→ **Job**:
Read the records below and copy each line that contains "this".

--- BEGIN Data supplied ---

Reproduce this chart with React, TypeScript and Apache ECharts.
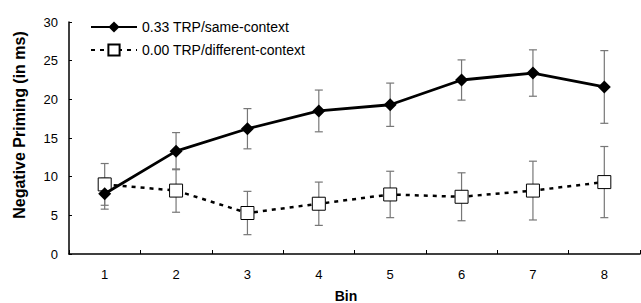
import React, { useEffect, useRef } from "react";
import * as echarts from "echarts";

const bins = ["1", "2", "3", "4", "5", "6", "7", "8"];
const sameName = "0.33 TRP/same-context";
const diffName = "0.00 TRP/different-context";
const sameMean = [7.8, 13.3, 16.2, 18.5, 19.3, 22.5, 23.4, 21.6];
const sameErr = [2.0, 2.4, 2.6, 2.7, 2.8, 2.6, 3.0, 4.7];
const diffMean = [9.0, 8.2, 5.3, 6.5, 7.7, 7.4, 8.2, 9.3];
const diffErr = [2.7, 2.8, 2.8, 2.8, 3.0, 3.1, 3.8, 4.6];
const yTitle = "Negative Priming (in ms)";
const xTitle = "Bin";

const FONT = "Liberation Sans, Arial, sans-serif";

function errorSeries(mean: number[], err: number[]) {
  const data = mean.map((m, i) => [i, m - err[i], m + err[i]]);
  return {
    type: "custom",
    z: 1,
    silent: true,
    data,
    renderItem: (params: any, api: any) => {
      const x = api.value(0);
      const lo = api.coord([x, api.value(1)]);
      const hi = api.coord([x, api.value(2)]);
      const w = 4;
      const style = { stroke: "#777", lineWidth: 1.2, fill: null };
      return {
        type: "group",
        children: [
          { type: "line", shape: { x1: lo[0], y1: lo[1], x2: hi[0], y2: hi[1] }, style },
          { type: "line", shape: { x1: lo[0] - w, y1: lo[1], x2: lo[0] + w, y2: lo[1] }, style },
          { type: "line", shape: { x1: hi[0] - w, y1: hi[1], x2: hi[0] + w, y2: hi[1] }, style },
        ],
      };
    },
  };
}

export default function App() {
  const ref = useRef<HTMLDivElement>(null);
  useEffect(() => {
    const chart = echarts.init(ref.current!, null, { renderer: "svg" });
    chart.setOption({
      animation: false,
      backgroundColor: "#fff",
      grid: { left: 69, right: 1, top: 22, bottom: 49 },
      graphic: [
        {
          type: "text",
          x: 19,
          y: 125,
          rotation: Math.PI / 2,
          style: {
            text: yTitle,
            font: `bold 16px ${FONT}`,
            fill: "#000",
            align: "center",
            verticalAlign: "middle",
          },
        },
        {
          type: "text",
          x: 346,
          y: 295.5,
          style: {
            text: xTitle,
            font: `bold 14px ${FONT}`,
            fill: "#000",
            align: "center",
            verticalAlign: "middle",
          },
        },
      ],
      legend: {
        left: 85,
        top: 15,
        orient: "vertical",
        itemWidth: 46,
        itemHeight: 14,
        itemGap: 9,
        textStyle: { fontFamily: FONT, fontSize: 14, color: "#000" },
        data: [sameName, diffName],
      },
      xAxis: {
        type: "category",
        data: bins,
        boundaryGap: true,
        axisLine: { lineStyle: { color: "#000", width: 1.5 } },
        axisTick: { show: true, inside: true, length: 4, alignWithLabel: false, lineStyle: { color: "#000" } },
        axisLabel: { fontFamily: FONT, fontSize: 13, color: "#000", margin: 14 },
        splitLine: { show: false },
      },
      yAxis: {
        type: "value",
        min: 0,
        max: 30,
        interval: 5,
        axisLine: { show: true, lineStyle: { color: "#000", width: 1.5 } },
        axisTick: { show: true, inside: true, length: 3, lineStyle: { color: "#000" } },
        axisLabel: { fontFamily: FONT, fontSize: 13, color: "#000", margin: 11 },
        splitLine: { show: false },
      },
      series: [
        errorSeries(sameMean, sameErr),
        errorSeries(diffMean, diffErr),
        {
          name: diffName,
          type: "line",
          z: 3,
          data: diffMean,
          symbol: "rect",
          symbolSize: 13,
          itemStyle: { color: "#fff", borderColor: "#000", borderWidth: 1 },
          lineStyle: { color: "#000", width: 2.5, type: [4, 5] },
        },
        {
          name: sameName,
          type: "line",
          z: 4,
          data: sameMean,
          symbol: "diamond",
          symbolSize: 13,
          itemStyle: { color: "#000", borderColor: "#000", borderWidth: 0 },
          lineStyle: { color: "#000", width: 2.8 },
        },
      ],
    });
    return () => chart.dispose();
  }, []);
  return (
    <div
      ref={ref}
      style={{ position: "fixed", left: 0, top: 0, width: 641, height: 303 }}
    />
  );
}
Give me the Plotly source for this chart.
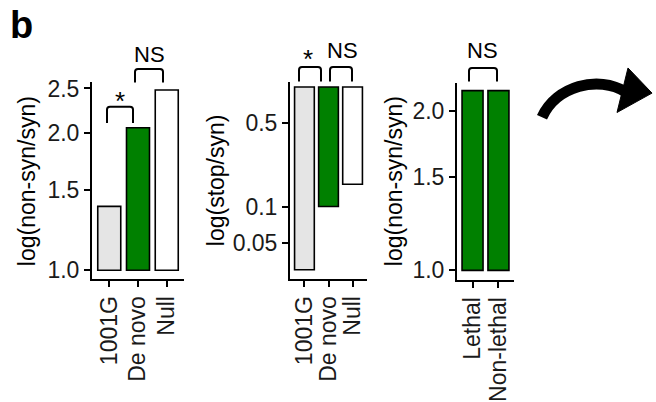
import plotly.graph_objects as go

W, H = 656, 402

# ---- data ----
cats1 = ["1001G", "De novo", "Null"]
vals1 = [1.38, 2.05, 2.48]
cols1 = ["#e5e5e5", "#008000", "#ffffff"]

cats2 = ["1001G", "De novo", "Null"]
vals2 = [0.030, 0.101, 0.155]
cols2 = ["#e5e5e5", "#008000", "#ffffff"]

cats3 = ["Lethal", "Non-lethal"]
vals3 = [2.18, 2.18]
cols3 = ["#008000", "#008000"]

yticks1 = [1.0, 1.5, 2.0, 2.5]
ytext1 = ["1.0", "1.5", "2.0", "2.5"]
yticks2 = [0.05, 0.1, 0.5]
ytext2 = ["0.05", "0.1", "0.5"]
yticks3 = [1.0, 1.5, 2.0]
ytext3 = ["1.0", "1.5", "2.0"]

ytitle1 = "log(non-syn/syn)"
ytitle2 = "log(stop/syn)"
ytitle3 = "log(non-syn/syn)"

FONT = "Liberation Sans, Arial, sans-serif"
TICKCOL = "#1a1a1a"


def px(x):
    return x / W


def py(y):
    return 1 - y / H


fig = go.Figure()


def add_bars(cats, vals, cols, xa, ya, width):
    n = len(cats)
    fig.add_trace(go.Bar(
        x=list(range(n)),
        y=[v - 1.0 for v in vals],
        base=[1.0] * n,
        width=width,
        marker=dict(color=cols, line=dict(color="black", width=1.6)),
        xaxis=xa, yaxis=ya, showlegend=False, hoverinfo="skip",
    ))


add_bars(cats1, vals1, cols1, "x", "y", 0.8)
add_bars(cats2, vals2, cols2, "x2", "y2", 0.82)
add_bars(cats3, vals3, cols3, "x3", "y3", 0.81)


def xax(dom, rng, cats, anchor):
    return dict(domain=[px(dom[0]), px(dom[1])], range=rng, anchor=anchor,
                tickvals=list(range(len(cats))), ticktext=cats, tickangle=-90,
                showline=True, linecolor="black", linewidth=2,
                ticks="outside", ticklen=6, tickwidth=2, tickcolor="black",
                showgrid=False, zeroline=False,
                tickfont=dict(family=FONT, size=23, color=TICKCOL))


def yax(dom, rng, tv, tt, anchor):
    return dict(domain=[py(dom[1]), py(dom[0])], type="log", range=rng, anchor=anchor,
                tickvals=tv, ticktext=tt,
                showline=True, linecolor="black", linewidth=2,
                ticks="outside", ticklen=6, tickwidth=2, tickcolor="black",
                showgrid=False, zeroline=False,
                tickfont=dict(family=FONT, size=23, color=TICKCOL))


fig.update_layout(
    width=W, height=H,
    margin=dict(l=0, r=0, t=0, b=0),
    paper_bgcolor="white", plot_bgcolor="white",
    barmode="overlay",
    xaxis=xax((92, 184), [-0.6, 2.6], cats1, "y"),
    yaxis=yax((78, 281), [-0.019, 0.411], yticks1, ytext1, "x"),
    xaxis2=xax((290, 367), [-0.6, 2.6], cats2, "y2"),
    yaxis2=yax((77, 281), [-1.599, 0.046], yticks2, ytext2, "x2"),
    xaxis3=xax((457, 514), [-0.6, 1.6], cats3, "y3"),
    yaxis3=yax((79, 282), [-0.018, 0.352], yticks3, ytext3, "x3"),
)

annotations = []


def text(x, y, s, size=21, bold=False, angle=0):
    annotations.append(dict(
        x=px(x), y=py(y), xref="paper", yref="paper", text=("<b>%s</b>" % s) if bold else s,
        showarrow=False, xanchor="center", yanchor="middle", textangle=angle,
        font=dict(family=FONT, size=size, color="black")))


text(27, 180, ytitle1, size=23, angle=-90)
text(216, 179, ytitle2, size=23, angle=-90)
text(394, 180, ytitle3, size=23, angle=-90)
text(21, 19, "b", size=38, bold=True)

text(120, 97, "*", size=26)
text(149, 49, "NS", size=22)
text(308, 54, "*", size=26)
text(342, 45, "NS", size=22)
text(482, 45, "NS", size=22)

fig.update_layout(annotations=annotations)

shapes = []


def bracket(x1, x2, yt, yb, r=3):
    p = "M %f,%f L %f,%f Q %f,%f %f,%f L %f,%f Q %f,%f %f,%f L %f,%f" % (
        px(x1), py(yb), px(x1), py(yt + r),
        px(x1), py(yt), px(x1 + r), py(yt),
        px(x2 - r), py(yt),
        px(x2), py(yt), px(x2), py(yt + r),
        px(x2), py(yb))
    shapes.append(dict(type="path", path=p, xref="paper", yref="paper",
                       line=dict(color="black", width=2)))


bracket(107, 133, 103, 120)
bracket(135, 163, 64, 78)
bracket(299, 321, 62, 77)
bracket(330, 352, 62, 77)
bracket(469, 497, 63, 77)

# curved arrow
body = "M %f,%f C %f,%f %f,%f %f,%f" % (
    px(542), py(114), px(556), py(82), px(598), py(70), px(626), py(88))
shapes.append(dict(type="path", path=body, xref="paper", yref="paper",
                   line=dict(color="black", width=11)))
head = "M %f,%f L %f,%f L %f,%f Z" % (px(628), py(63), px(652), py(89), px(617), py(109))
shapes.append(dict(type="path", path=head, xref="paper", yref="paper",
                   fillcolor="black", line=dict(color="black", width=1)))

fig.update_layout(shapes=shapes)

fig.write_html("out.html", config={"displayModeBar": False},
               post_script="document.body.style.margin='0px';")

--- END Data supplied ---

→ **Task output**:
Reproduce this chart with React, TypeScript and Apache ECharts.
Give me the Plotly source for this chart.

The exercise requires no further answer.